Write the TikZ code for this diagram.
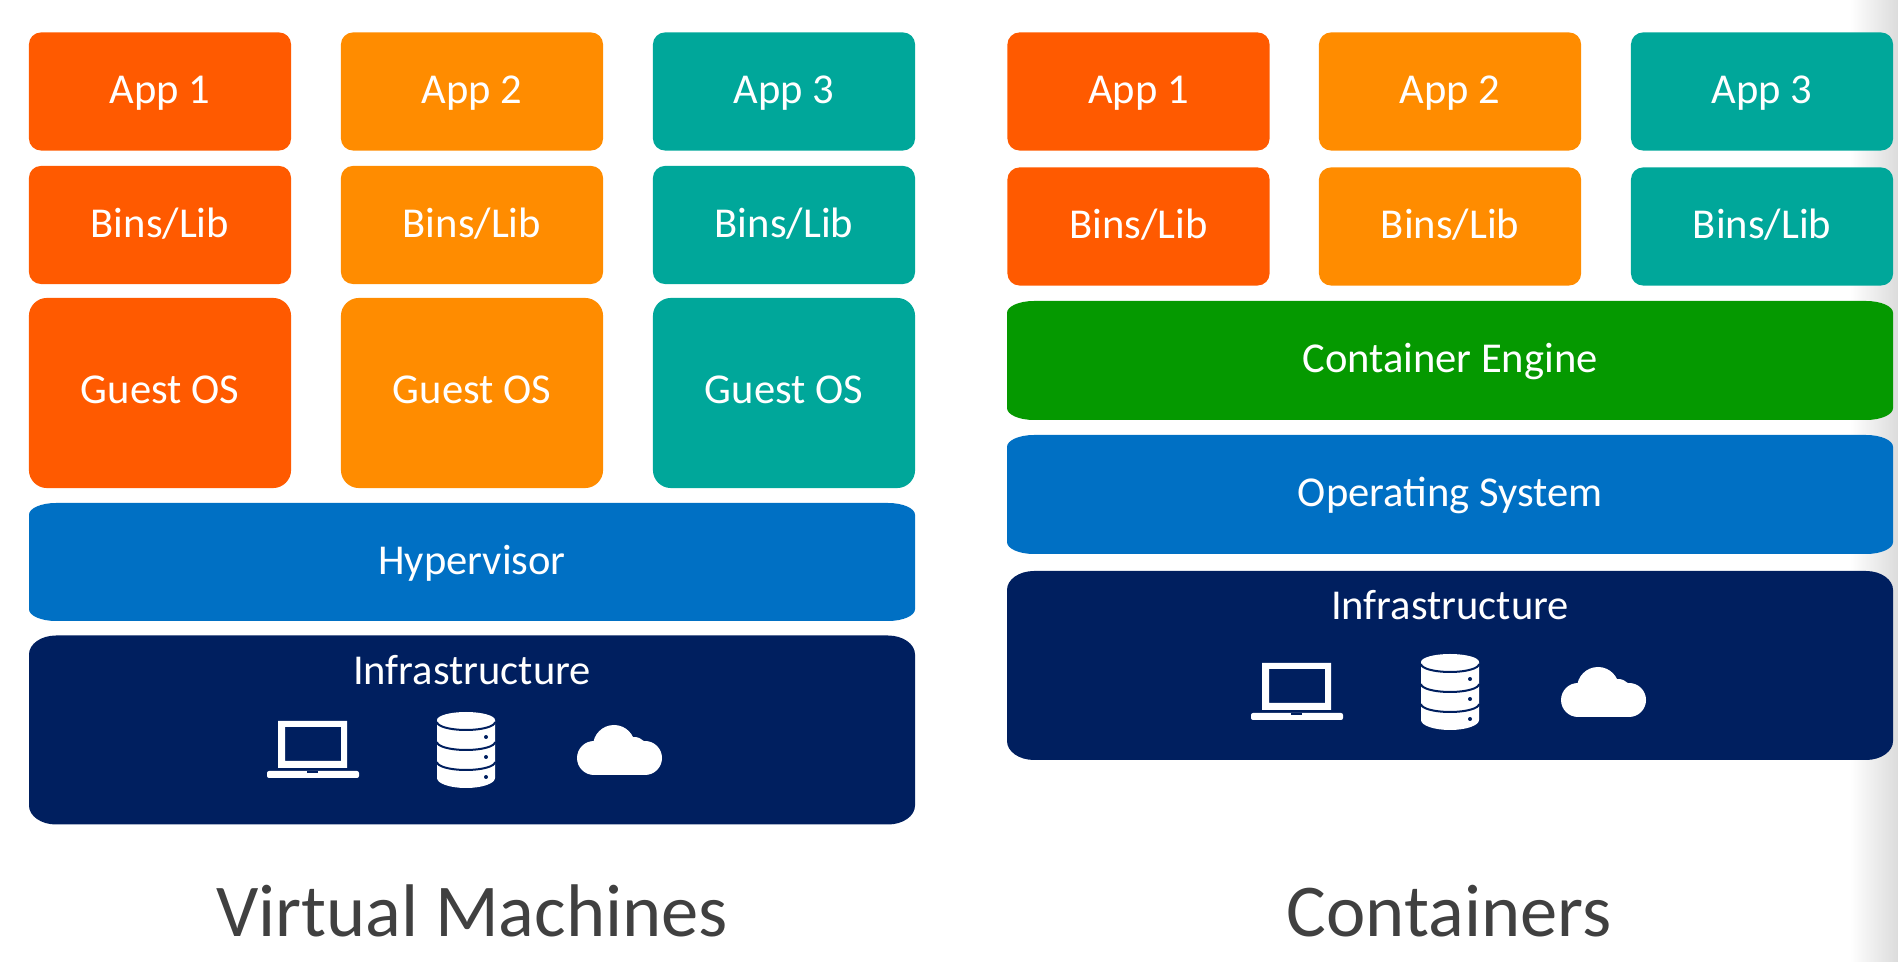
\documentclass[tikz,border=0pt]{standalone}
\usepackage{fontspec}
\setmainfont{Carlito}
\definecolor{apporange}{HTML}{FF5A00}
\definecolor{appamber}{HTML}{FF8C00}
\definecolor{appteal}{HTML}{00A79A}
\definecolor{enginegreen}{HTML}{059900}
\definecolor{layerblue}{HTML}{0070C4}
\definecolor{infranavy}{HTML}{001F5F}
\definecolor{titlegray}{HTML}{404040}
\tikzset{
  box/.style={rounded corners=0.12cm, text=white, font=\fontsize{12.1pt}{13pt}\selectfont, inner sep=0pt, text height=8.6pt, text depth=1.6pt},
  smallbox/.style={box, minimum width=2.62cm, minimum height=1.18cm},
  guestbox/.style={box, rounded corners=0.18cm, text height=7.6pt, minimum width=2.62cm, minimum height=1.9cm},
  title/.style={text=titlegray, font=\fontsize{21.2pt}{26pt}\selectfont},
  infrastructure/.pic={
    % laptop
    \fill [white, even odd rule] (278,-721) rectangle (347,-768) (285,-727) rectangle (341,-761);
    \fill [white, rounded corners=0.02cm] (267,-771) rectangle (359,-778);
    \fill [infranavy] (307,-771) rectangle (318,-773);
    % database
    \fill [white] (437,-720) arc (180:0:29 and 8) -- (495,-778) arc (0:-180:29 and 10) -- cycle;
    \draw [infranavy, line width=0.02cm] (437,-722) arc (180:360:29 and 8);
    \draw [infranavy, line width=0.02cm] (437,-742) arc (180:360:29 and 8);
    \draw [infranavy, line width=0.02cm] (437,-762) arc (180:360:29 and 8);
    \fill [infranavy] (486,-737) circle (2);
    \fill [infranavy] (486,-757) circle (2);
    \fill [infranavy] (486,-777) circle (2);
    % cloud
    \fill [white] (594,-758) circle (17);
    \fill [white] (614,-746) circle (21);
    \fill [white] (634,-751) circle (14);
    \fill [white] (645,-758) circle (17);
    \fill [white] (594,-755) rectangle (645,-775);
  }
}
% wide layer: name, centre x, centre y, height, colour, text
\newcommand{\layerbox}[6]{
  \fill [#5, shift={(#2,#3)}] (-443,#4/2-#4*0.1) arc (180:90:27 and #4*0.1) -- (416,#4/2) arc (90:0:27 and #4*0.1)
    -- (443,-#4/2+#4*0.1) arc (0:-90:27 and #4*0.1) -- (-416,-#4/2) arc (-90:-180:27 and #4*0.1) -- cycle;
  \node [box, minimum width=8.86cm, minimum height=#4*0.01cm] (#1) at (#2,#3) {#6};
}
\begin{document}
\begin{tikzpicture}[x=0.01cm,y=0.01cm]
\useasboundingbox (0,0) rectangle (1898,-962);
\shade [left color=white, right color=black!14] (1850,0) rectangle (1898,-962);
% virtual machines
\node [smallbox, fill=apporange] (vmapp1) at (160,-91.5) {App 1};
\node [smallbox, fill=appamber] (vmapp2) at (472,-91.5) {App 2};
\node [smallbox, fill=appteal] (vmapp3) at (784,-91.5) {App 3};
\node [smallbox, fill=apporange] (vmbins1) at (160,-225) {Bins/Lib};
\node [smallbox, fill=appamber] (vmbins2) at (472,-225) {Bins/Lib};
\node [smallbox, fill=appteal] (vmbins3) at (784,-225) {Bins/Lib};
\node [guestbox, fill=apporange] (vmos1) at (160,-393) {Guest OS};
\node [guestbox, fill=appamber] (vmos2) at (472,-393) {Guest OS};
\node [guestbox, fill=appteal] (vmos3) at (784,-393) {Guest OS};
\layerbox{hypervisor}{472}{-562}{118}{layerblue}{Hypervisor}
\layerbox{vminfra}{472}{-730}{189}{infranavy}{}
\node [box] (vminfratext) at (472,-672) {Infrastructure};
\pic at (0,0) {infrastructure};
\node [title] (vmtitle) at (472,-911) {Virtual Machines};
% containers
\node [smallbox, fill=apporange] (ctapp1) at (1138.5,-91.5) {App 1};
\node [smallbox, fill=appamber] (ctapp2) at (1450,-91.5) {App 2};
\node [smallbox, fill=appteal] (ctapp3) at (1762,-91.5) {App 3};
\node [smallbox, fill=apporange] (ctbins1) at (1138.5,-226.5) {Bins/Lib};
\node [smallbox, fill=appamber] (ctbins2) at (1450,-226.5) {Bins/Lib};
\node [smallbox, fill=appteal] (ctbins3) at (1762,-226.5) {Bins/Lib};
\layerbox{engine}{1450}{-360.5}{119}{enginegreen}{Container Engine}
\layerbox{opsys}{1450}{-494.5}{119}{layerblue}{Operating System}
\layerbox{ctinfra}{1450}{-665.5}{189}{infranavy}{}
\node [box] (ctinfratext) at (1450,-607) {Infrastructure};
\pic at (984,58) {infrastructure};
\node [title] (cttitle) at (1449,-911) {Containers};
\end{tikzpicture}
\end{document}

§ **Requirement**: Reproduce the listing exactly. Leave its pictures out.

§ **Exercise response**:
Write the TikZ code for this diagram.
\documentclass[tikz,border=0pt]{standalone}
\usepackage{fontspec}
\setmainfont{Carlito}
\definecolor{apporange}{HTML}{FF5A00}
\definecolor{appamber}{HTML}{FF8C00}
\definecolor{appteal}{HTML}{00A79A}
\definecolor{enginegreen}{HTML}{059900}
\definecolor{layerblue}{HTML}{0070C4}
\definecolor{infranavy}{HTML}{001F5F}
\definecolor{titlegray}{HTML}{404040}
\tikzset{
  box/.style={rounded corners=0.12cm, text=white, font=\fontsize{12.1pt}{13pt}\selectfont, inner sep=0pt, text height=8.6pt, text depth=1.6pt},
  smallbox/.style={box, minimum width=2.62cm, minimum height=1.18cm},
  guestbox/.style={box, rounded corners=0.18cm, text height=7.6pt, minimum width=2.62cm, minimum height=1.9cm},
  title/.style={text=titlegray, font=\fontsize{21.2pt}{26pt}\selectfont},
  infrastructure/.pic={
    % laptop
    \fill [white, even odd rule] (278,-721) rectangle (347,-768) (285,-727) rectangle (341,-761);
    \fill [white, rounded corners=0.02cm] (267,-771) rectangle (359,-778);
    \fill [infranavy] (307,-771) rectangle (318,-773);
    % database
    \fill [white] (437,-720) arc (180:0:29 and 8) -- (495,-778) arc (0:-180:29 and 10) -- cycle;
    \draw [infranavy, line width=0.02cm] (437,-722) arc (180:360:29 and 8);
    \draw [infranavy, line width=0.02cm] (437,-742) arc (180:360:29 and 8);
    \draw [infranavy, line width=0.02cm] (437,-762) arc (180:360:29 and 8);
    \fill [infranavy] (486,-737) circle (2);
    \fill [infranavy] (486,-757) circle (2);
    \fill [infranavy] (486,-777) circle (2);
    % cloud
    \fill [white] (594,-758) circle (17);
    \fill [white] (614,-746) circle (21);
    \fill [white] (634,-751) circle (14);
    \fill [white] (645,-758) circle (17);
    \fill [white] (594,-755) rectangle (645,-775);
  }
}
% wide layer: name, centre x, centre y, height, colour, text
\newcommand{\layerbox}[6]{
  \fill [#5, shift={(#2,#3)}] (-443,#4/2-#4*0.1) arc (180:90:27 and #4*0.1) -- (416,#4/2) arc (90:0:27 and #4*0.1)
    -- (443,-#4/2+#4*0.1) arc (0:-90:27 and #4*0.1) -- (-416,-#4/2) arc (-90:-180:27 and #4*0.1) -- cycle;
  \node [box, minimum width=8.86cm, minimum height=#4*0.01cm] (#1) at (#2,#3) {#6};
}
\begin{document}
\begin{tikzpicture}[x=0.01cm,y=0.01cm]
\useasboundingbox (0,0) rectangle (1898,-962);
\shade [left color=white, right color=black!14] (1850,0) rectangle (1898,-962);
% virtual machines
\node [smallbox, fill=apporange] (vmapp1) at (160,-91.5) {App 1};
\node [smallbox, fill=appamber] (vmapp2) at (472,-91.5) {App 2};
\node [smallbox, fill=appteal] (vmapp3) at (784,-91.5) {App 3};
\node [smallbox, fill=apporange] (vmbins1) at (160,-225) {Bins/Lib};
\node [smallbox, fill=appamber] (vmbins2) at (472,-225) {Bins/Lib};
\node [smallbox, fill=appteal] (vmbins3) at (784,-225) {Bins/Lib};
\node [guestbox, fill=apporange] (vmos1) at (160,-393) {Guest OS};
\node [guestbox, fill=appamber] (vmos2) at (472,-393) {Guest OS};
\node [guestbox, fill=appteal] (vmos3) at (784,-393) {Guest OS};
\layerbox{hypervisor}{472}{-562}{118}{layerblue}{Hypervisor}
\layerbox{vminfra}{472}{-730}{189}{infranavy}{}
\node [box] (vminfratext) at (472,-672) {Infrastructure};
\pic at (0,0) {infrastructure};
\node [title] (vmtitle) at (472,-911) {Virtual Machines};
% containers
\node [smallbox, fill=apporange] (ctapp1) at (1138.5,-91.5) {App 1};
\node [smallbox, fill=appamber] (ctapp2) at (1450,-91.5) {App 2};
\node [smallbox, fill=appteal] (ctapp3) at (1762,-91.5) {App 3};
\node [smallbox, fill=apporange] (ctbins1) at (1138.5,-226.5) {Bins/Lib};
\node [smallbox, fill=appamber] (ctbins2) at (1450,-226.5) {Bins/Lib};
\node [smallbox, fill=appteal] (ctbins3) at (1762,-226.5) {Bins/Lib};
\layerbox{engine}{1450}{-360.5}{119}{enginegreen}{Container Engine}
\layerbox{opsys}{1450}{-494.5}{119}{layerblue}{Operating System}
\layerbox{ctinfra}{1450}{-665.5}{189}{infranavy}{}
\node [box] (ctinfratext) at (1450,-607) {Infrastructure};
\pic at (984,58) {infrastructure};
\node [title] (cttitle) at (1449,-911) {Containers};
\end{tikzpicture}
\end{document}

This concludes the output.